According to reports, Zygier immigrated to Israel in 2000, was recruited by the Mossad, and worked for the agency for years, including heading a front company that sold electronics to Iran, a country he was said to have visited several times utilizing his Australian passport. Back in Australia in 2009, he was reportedly called in for questioning by Australian security authorities. He was arrested and jailed in Israel in early 2010.
The official did not rule out the possibility that ongoing restrictions on reporting the affair may be further eased, but also stressed that the state would seek equally comprehensive media blackouts in the future, in cases that pose a national security risk.
Official handling of the affair has been greatly criticized in the past few days, since Australian media broke the story. Knesset members used parliamentary privilege to bring the case to the public’s attention by asking about it during a Knesset session. One legislator said he had made a formal inquiry into the matter while Zygier was being held and was assured the matter was being properly handled. And an effort to persuade editors to suppress the story has been derided as anachronistic and heavy-handed.

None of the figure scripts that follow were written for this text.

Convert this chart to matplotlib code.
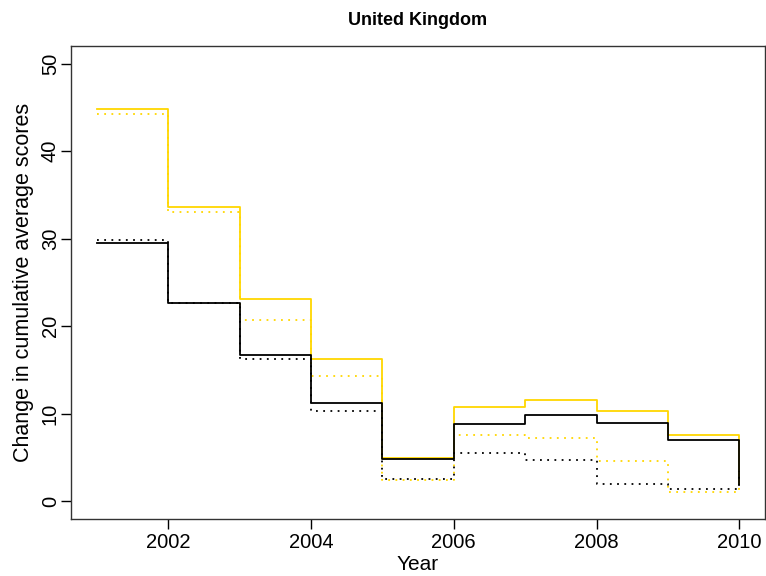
import matplotlib
matplotlib.use("Agg")
import matplotlib.pyplot as plt

years = [2001, 2002, 2003, 2004, 2005, 2006, 2007, 2008, 2009, 2010]

gold_solid = [44.8, 33.6, 23.1, 16.3, 5.0, 10.8, 11.6, 10.3, 7.6, 2.0]
gold_dotted = [44.2, 33.0, 20.7, 14.3, 2.5, 7.6, 7.2, 4.6, 1.1, 3.5]
black_solid = [29.5, 22.7, 16.7, 11.3, 4.8, 8.9, 9.9, 9.0, 7.0, 2.0]
black_dotted = [29.8, 22.7, 16.3, 10.3, 2.6, 5.5, 4.7, 2.0, 1.4, 3.5]

x_ticks = [2002, 2004, 2006, 2008, 2010]
y_ticks = [0, 10, 20, 30, 40, 50]

plt.rcParams["font.family"] = ["Liberation Sans", "DejaVu Sans"]

fig = plt.figure(figsize=(7.66, 5.76), dpi=100)
ax = fig.add_axes([0.0927, 0.099, 0.906, 0.821])

gold = "#FFD700"
lw = 1.3
ax.plot(years, gold_solid, drawstyle="steps-post", color=gold, lw=lw)
ax.plot(years, gold_dotted, drawstyle="steps-post", color=gold, lw=lw,
        linestyle=(0, (1, 3)))
ax.plot(years, black_solid, drawstyle="steps-post", color="black", lw=lw)
ax.plot(years, black_dotted, drawstyle="steps-post", color="black", lw=lw,
        linestyle=(0, (1, 3)))

ax.set_xlim(2000.64, 2010.36)
ax.set_ylim(-2, 52)
ax.set_xticks(x_ticks)
ax.set_yticks(y_ticks)
ax.set_yticklabels([str(v) for v in y_ticks], rotation=90, va="center")
ax.tick_params(axis="both", direction="out", length=7, width=1, labelsize=14.5)
ax.tick_params(axis="y", pad=1)
ax.tick_params(axis="x", pad=3)

for s in ax.spines.values():
    s.set_linewidth(1)
    s.set_color("#333333")

ax.set_xlabel("Year", fontsize=15, labelpad=2)
ax.set_ylabel("Change in cumulative average scores", fontsize=15.5, labelpad=5)
ax.set_title("United Kingdom", fontsize=13, fontweight="bold", pad=15)

fig.savefig("out.png", dpi=100)
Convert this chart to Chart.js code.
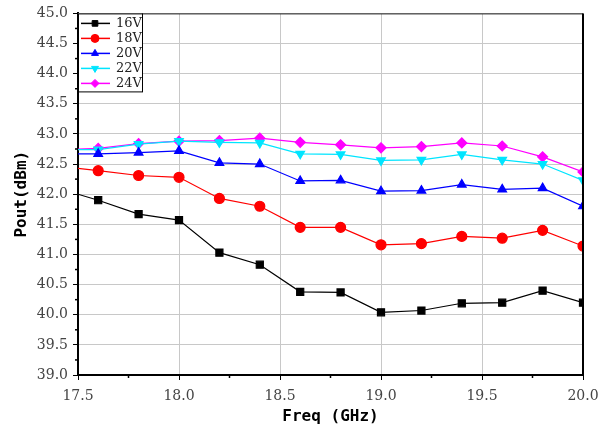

Dalia Dorner, a former Supreme Court justice and current president of the Israel Press Council, said in a Friday interview with Israel Radio that “self-censorship of journalists is unacceptable.” She added that there’s a possibility that some judges issue gag orders too easily.
Government officials and the military censor’s office, however, have argued that gag orders and other restrictions on the case have been necessary to minimize the damage to Israel’s national security.